If you’re thinking that smoked salmon seems a little indulgent for a pennywise cook, don’t fear; economy is still very much on my radar. I buy wallet friendly smoked salmon trimmings for this recipe (they can be found in most larger supermarkets) and whilst not as quality as the real thing, they provide that smoky hit of elegance that elevates a meat free dinner into something just a little more special that even the carnivorous husband enjoys.
And despite his sometimes frustrating dinosaur-esque inclinations, I’m really quite pleased that my husband wasn’t born in a previous era. He may be a bit out of date by today’s standards, but you know what?
I’m actually rather fond of him.
Spinach and salmon pizza (makes 2 large pizzas)
For the pizza dough:
500g Strong White or Wholemeal flour (or half of each)
1 tsp salt
2 tbsp olive oil
7g packet dried yeast
330ml tepid water
For the topping:
6 tbsp passata
1 tbsp garlic oil
80g bag spinach
1 packet fresh mozarella, well drained
120g smoked salmon trimmings
Mix the flour, yeast and salt together in a large bowl along with the olive oil and tepid water
Once it starts to come together, tip onto a clean floured surface and knead vigorously for at least 10 minutes (until it becomes smooth and stretchy).
Place into an oiled bowl, cover with a tea towel and set aside. Leave the dough to rise if you like a deeper pan base (give it an hour or so), but it’s not necessary if you prefer a thin crust.
Add the garlic oil and spinach (retaining a handful of leaves for garnish) to a pan and cook, stirring, for 2-3 minutes or until wilted. Season with salt and pepper, and add a generous grating of the nutmeg. Remove from heat and let cool completely (you may need to squeeze out excess liquid).

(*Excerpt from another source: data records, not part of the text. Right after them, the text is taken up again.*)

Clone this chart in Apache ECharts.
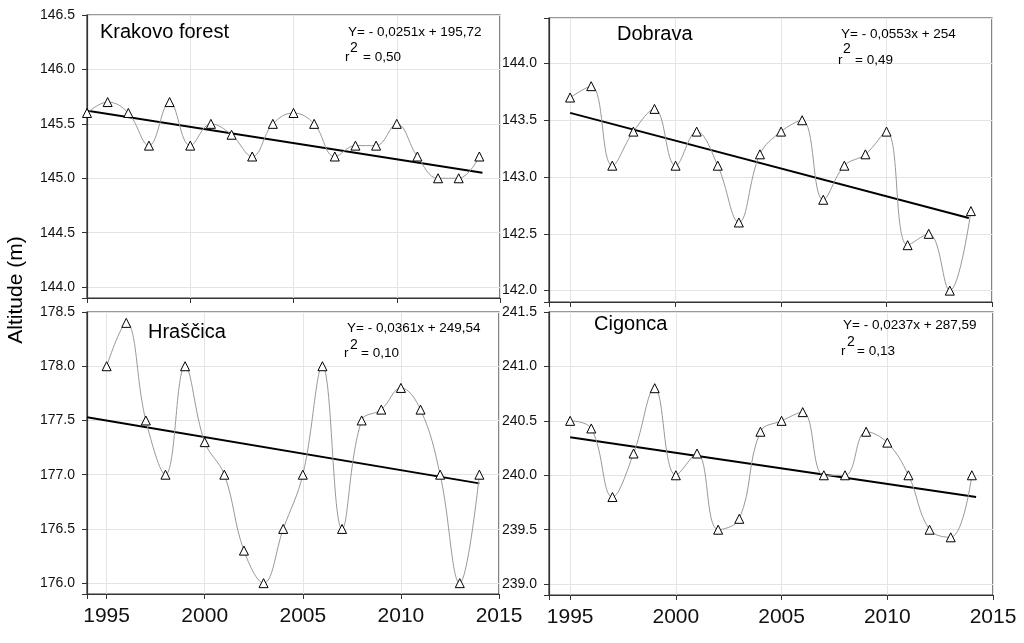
<!DOCTYPE html>
<html>
<head>
<meta charset="utf-8">
<script src="https://cdn.jsdelivr.net/npm/echarts@6/dist/echarts.min.js"></script>
<style>
html,body{margin:0;padding:0;background:#fff;}
#chart{width:1024px;height:643px;}
</style>
</head>
<body>
<div id="chart"></div>
<script>
const years = [1995,1996,1997,1998,1999,2000,2001,2002,2003,2004,2005,2006,2007,2008,2009,2010,2011,2012,2013,2014];
const krakovo = [145.6,145.7,145.6,145.3,145.7,145.3,145.5,145.4,145.2,145.5,145.6,145.5,145.2,145.3,145.3,145.5,145.2,145.0,145.0,145.2];
const dobrava = [143.7,143.8,143.1,143.4,143.6,143.1,143.4,143.1,142.6,143.2,143.4,143.5,142.8,143.1,143.2,143.4,142.4,142.5,142.0,142.7];
const hrascica = [178.0,178.4,177.5,177.0,178.0,177.3,177.0,176.3,176.0,176.5,177.0,178.0,176.5,177.5,177.6,177.8,177.6,177.0,176.0,177.0];
const cigonca = [240.5,240.43,239.8,240.2,240.8,240.0,240.2,239.5,239.6,240.4,240.5,240.58,240.0,240.0,240.4,240.3,240.0,239.5,239.43,240.0];

const krakovoTrendX = [1994.7, 2014.15];
const krakovoTrendY = [145.63, 145.05];
const dobravaTrendX = [1995, 2013.9];
const dobravaTrendY = [143.565, 142.64];
const hrascicaTrendX = [1994, 2014];
const hrascicaTrendY = [177.53, 176.92];
const cigoncaTrendX = [1995, 2014.2];
const cigoncaTrendY = [240.35, 239.80];

const panelNames = ['Krakovo forest','Dobrava','Hraščica','Cigonca'];
const equations = ['Y= - 0,0251x + 195,72','Y= - 0,0553x + 254','Y= - 0,0361x + 249,54','Y= - 0,0237x + 287,59'];
const r2Values = ['= 0,50','= 0,49','= 0,10','= 0,13'];
const yMins = [143.9, 141.9, 175.9, 238.9];
const yMaxs = [146.5, 144.4, 178.5, 241.5];
const xMins = [1995, 1994, 1994, 1994];
const xMax = 2015;

const FONT = '"Liberation Sans", Arial, sans-serif';
const grids = [
  {left:87, top:15, width:413, height:283},
  {left:549, top:18, width:443, height:284},
  {left:87, top:312, width:412, height:282},
  {left:549, top:312, width:444, height:283}
];

const valueSets = [krakovo, dobrava, hrascica, cigonca];
const trendSets = [[krakovoTrendX,krakovoTrendY],[dobravaTrendX,dobravaTrendY],[hrascicaTrendX,hrascicaTrendY],[cigoncaTrendX,cigoncaTrendY]];

const xAxes = grids.map((g,i)=>({
  type:'value', gridIndex:i, min:xMins[i], max:xMax,
  minInterval:5, maxInterval:5,
  axisLine:{show:true, onZero:false, lineStyle:{color:'#333', width:1.2}},
  axisTick:{show:true, inside:false, length:5, lineStyle:{color:'#333'}},
  axisLabel:{show:i>=2, margin:12, fontSize:21, color:'#111', fontFamily:FONT,
    formatter:v=> (Math.round(v)%5===0 ? String(Math.round(v)) : '')},
  splitLine:{show:true, lineStyle:{color:'#e4e4e4', width:1}}
}));
const yAxes = grids.map((g,i)=>({
  type:'value', gridIndex:i, min:yMins[i], max:yMaxs[i],
  minInterval:0.5, maxInterval:0.5,
  axisLine:{show:true, lineStyle:{color:'#333', width:1.2}},
  axisTick:{show:true, inside:false, length:5, lineStyle:{color:'#333'}},
  axisLabel:{show:true, margin:12, fontSize:14, color:'#111', fontFamily:FONT,
    formatter:v=> (Math.abs(Math.round(v*10)%5)===0 ? v.toFixed(1) : '')},
  splitLine:{show:true, lineStyle:{color:'#e4e4e4', width:1}}
}));

const series = [];
valueSets.forEach((vals,i)=>{
  series.push({
    type:'line', xAxisIndex:i, yAxisIndex:i,
    data: years.map((y,k)=>[y, vals[k]]),
    smooth:0.4,
    symbol:'triangle', symbolSize:9,
    lineStyle:{color:'#999', width:1},
    itemStyle:{color:'#fff', borderColor:'#000', borderWidth:1},
    z:3, animation:false
  });
  const t = trendSets[i];
  series.push({
    type:'line', xAxisIndex:i, yAxisIndex:i,
    data: t[0].map((x,k)=>[x, t[1][k]]),
    showSymbol:false, symbol:'none', clip:false,
    lineStyle:{color:'#000', width:2},
    z:2, animation:false
  });
});

function txt(x,y,text,size){
  return {type:'text', x:x, y:y, z:100, style:{text:text, fontSize:size, fontFamily:FONT, fill:'#000', verticalAlign:'middle', align:'left'}};
}
const labelPos = [
  {title:[100,32], eq:[348,32], sup:[350,48], r:[345,57], val:[363,57]},
  {title:[617,34], eq:[841,34], sup:[843,49], r:[838,60], val:[855,60]},
  {title:[148,332], eq:[347,328], sup:[350,345], r:[344,353], val:[361,353]},
  {title:[594,324], eq:[843,325], sup:[847,342], r:[841,351], val:[857,351]}
];
const graphics = [];
labelPos.forEach((p,i)=>{
  graphics.push(txt(p.title[0],p.title[1],panelNames[i],20));
  graphics.push(txt(p.eq[0],p.eq[1],equations[i],13.5));
  graphics.push(txt(p.sup[0],p.sup[1],'2',14));
  graphics.push(txt(p.r[0],p.r[1],'r',13.5));
  graphics.push(txt(p.val[0],p.val[1],r2Values[i],13.5));
});
graphics.push({type:'text', x:16, y:290, rotation:Math.PI/2, z:100,
  style:{text:'Altitude (m)', fontSize:21, fontFamily:FONT, fill:'#000', align:'center', verticalAlign:'middle'}});

const chart = echarts.init(document.getElementById('chart'), null, {renderer:'canvas'});
chart.setOption({
  backgroundColor:'#fff',
  animation:false,
  grid: grids.map(g=>Object.assign({show:true, borderColor:'#333', borderWidth:1.2, backgroundColor:'transparent'}, g)),
  xAxis:xAxes,
  yAxis:yAxes,
  series:series,
  graphic:graphics
});
</script>
</body>
</html>
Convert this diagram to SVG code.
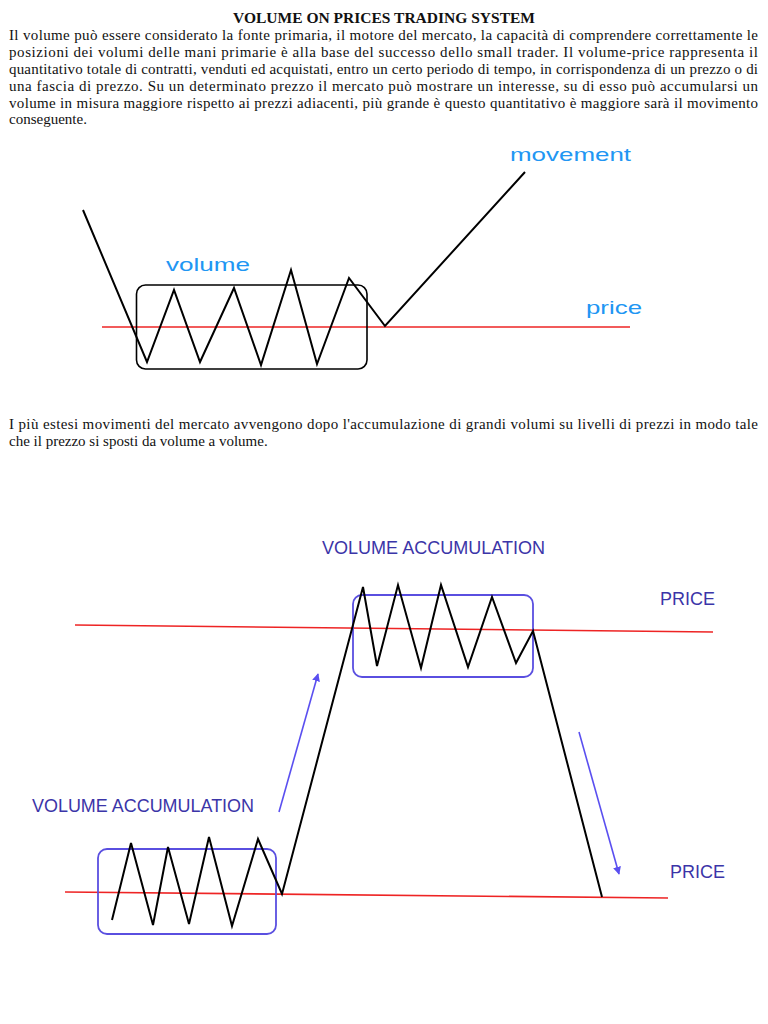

Heat your oven to 220 degrees c and place one large or two smaller flat (or upturned) baking trays to heat up. Give the dough it a quick knead, then split into two balls. Roll out the dough into large spheres, using a rolling pin to flatten them (keep it thin as it will rise in the oven). Lift the dough onto two floured pizza rounds and then spread with the passata and wilted spinach
Tear the mozzarella equally onto the pizza bases, followed by the grated parmesan. Place the pizza rounds onto the baking trays and bake for approximately 8-10 mins until almost crisp.
Remove from the oven and tear the smoked salmon evenly over the pizzas, then return to the oven for a further 2 minutes. Once cooked, scatter some fresh spinach leaves over, and add a grating of lemon zest to each pizza. Allow to firm up for 5 minutes then eat, with great satisfaction.